Draghi no doubt had no desire to bind in his successor, but his actions will do so nonetheless. Even before this recent announcement, ECB policy was providing support to markets. Because short-term interest rates, then at -0.4%, were well below the Eurozone’s 1.0% inflation rate, they certainly encouraged borrowing. Though the ECB had ceased its earlier quantitative easing program, it had made no effort to sell off its former bond purchases. Draghi, or Lagard, could have made the claim that existing policy was stimulative enough, that Europe needed policy change elsewhere than in the monetary arena. Draghi has made such claims in the past. With the recent, dramatic action, however, the ECB has built into European finance a powerful expectation of what will likely amount to a tsunami of liquidity. Were Lagard to want even to moderate such policies much less reverse them, she would run the risk of panicking markets.
The American experience might give a sense of the difficulty involved in unwinding such stimulus actions once they are set in motion. When in 2013, Fed Chairman Ben Bernanke announced his decision to slow the bond buying of its quantitative easing program and consider raising short-term interest rates from zero, market panicked. This so-called taper tantrum caused him to postpone the measures he had outlined. His successor as chair, Janet Yellen, could only step back from the extreme ease of earlier policies very gradually. She took until 2016 to complete the effort. There can be little doubt, now that Draghi has announced his plans, that his successor will face the same tender sensibilities with European markets that the Fed did here.
Meanwhile, the policy will foster the growth of negative-yield debt in Europe. There is, of course, the negative ECB target short-term interest rate. That will set the tone for all debt from overnight loans out to those with maturities of 30 years or longer. The flood of liquidity will also create a demand for bonds, as well as other financial instruments, that will push prices higher than they would otherwise go and hence drive yields still farther into negative territory. Exacerbating the trend is how ECB bond buying of mostly government and high-quality debt will intensify the already severe shortage of such securities on European markets. Because banks and other financial institutions need this same kind of debt as collateral for the borrowing and lending of daily business practice, they will have to scramble for the same bonds that the ECB is buying, forcing up the prices of these securities and driving their yields down lower. Such a bond shortage is already evident in Europe. The new quantitative program will only make it more acute.

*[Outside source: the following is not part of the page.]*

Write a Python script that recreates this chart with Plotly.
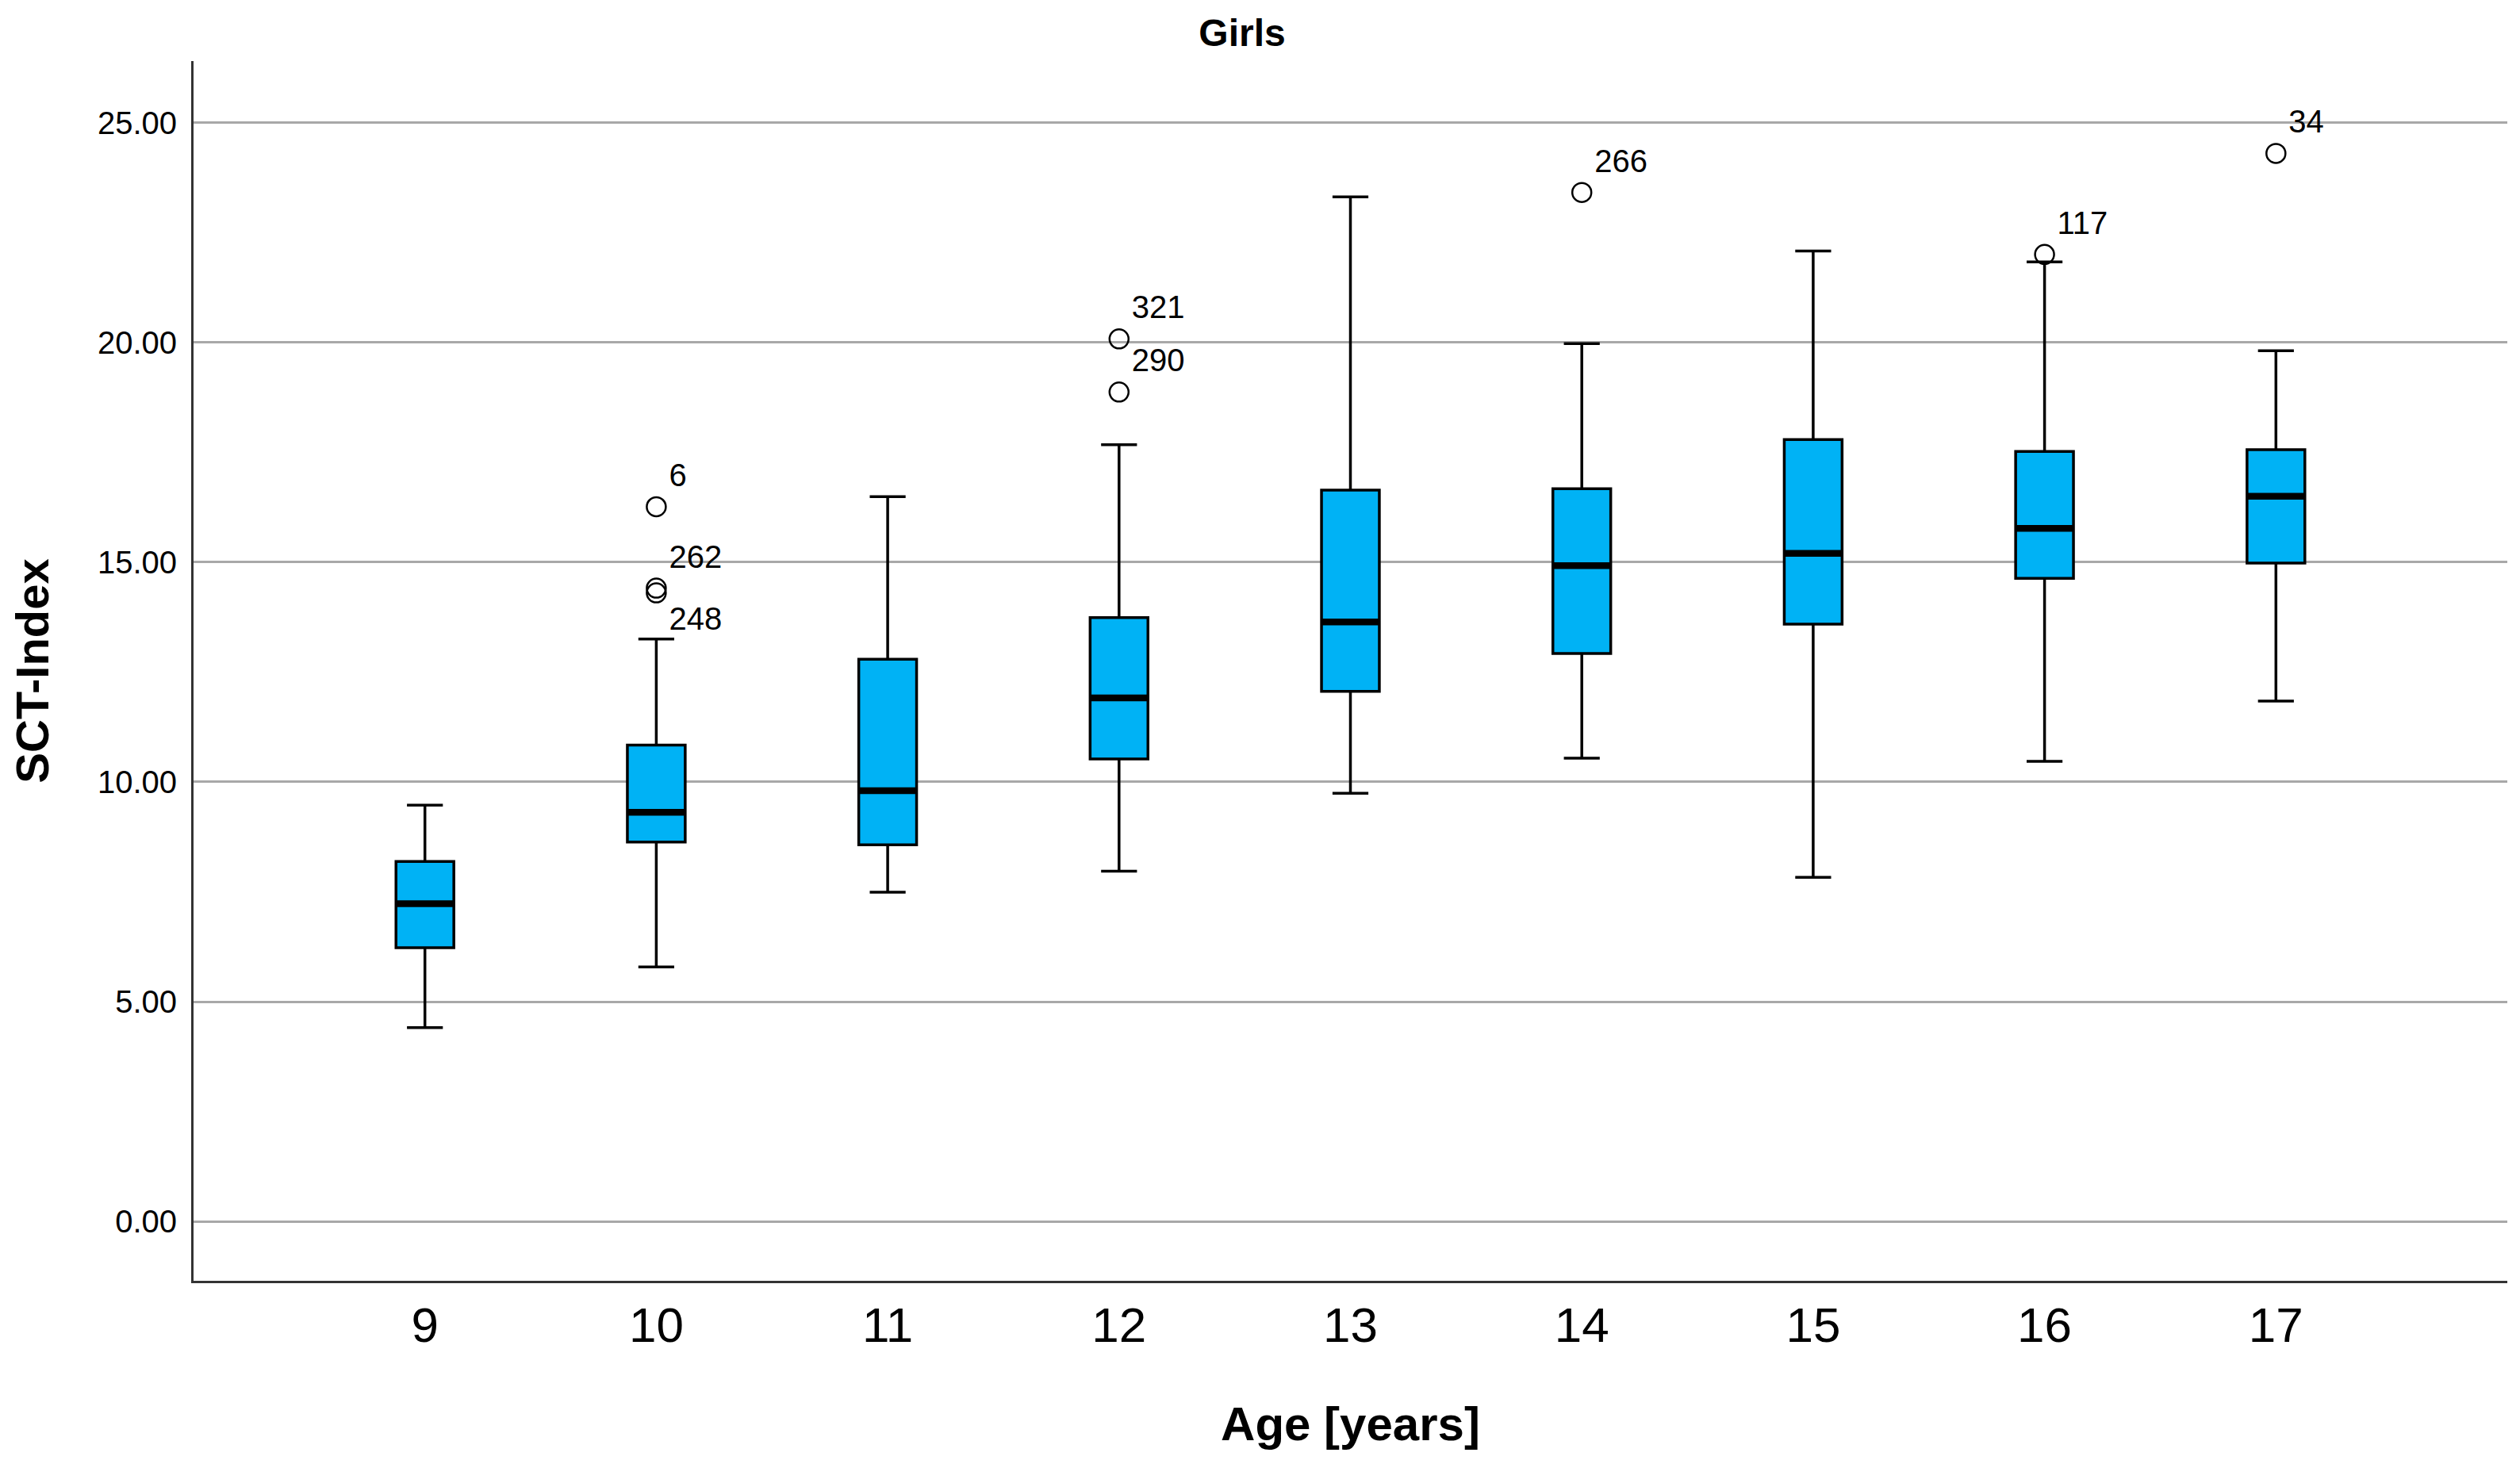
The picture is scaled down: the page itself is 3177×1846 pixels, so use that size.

Nor is all this monetary effort likely to jump-start Europe’s economies. It will hardly rectify the ill effects of the China-U.S. trade war. Though the European Union and its members have no direct role in the dispute, the pressure it has imposed on China has cut into sales of European, especially German exports there. According to German government data, China consumes nearly 10% of all German exports. Those China sales have dropped nearly 4% over the seven months ended this past May, the most recent period for which statistics are available. That is a rate of almost 6% a year. European sales elsewhere in Asia have no doubt also declined, since China’s economic slowdown has spread through the region. The effects of this trade situation are far from the only cause of Europe’s economic problems, but they surely have contributed, and there is nothing that ECB policy can do to offset them. Easier credit in Frankfurt and Milan cannot replace Asian sales.
Nor can ECB monetary ease overcome Europe’s dysfunctional labor and product policies. Italy and France in particular have burdensome labor laws that make it all but impossible to fire workers, even for gross incompetence. People in those economies, and to a lesser extent elsewhere in Europe, remain at jobs to which they are ill suited. If that were not wasteful enough, the inability to fire makes employers reluctant to hire even when they need workers. That behavior, too, impedes growth. In product markets, intrusive licensing laws and subsidies, as well as huge regulatory intrusions also stifle competition and leave all business less efficient than it otherwise would be. Draghi has emphasized the debilitating effects of these practices in the past and explained how they hold back growth even when monetary policy is highly supportive. Whether or not Draghi or Lagard continue to speak out against these policies, these counterproductive policies nonetheless will likely continue in place, stymieing growth and blunting, if not entirely thwarting the stimulative intent of this latest ECB monetary effort.
Despite such headwinds, this latest ECB effort will do something to lift Europe’s economic prospects. By implication, that will help the global economy, including in the United States. But it would be a mistake to believe that the recently announced ECB measures will arrive without their own adverse implications — for future policy flexibility and in European bond markets. It would also be a mistake to believe that they have the ability to overcome the effects of trade problems or the economic policies that have thwarted the effects of monetary stimulus in the past.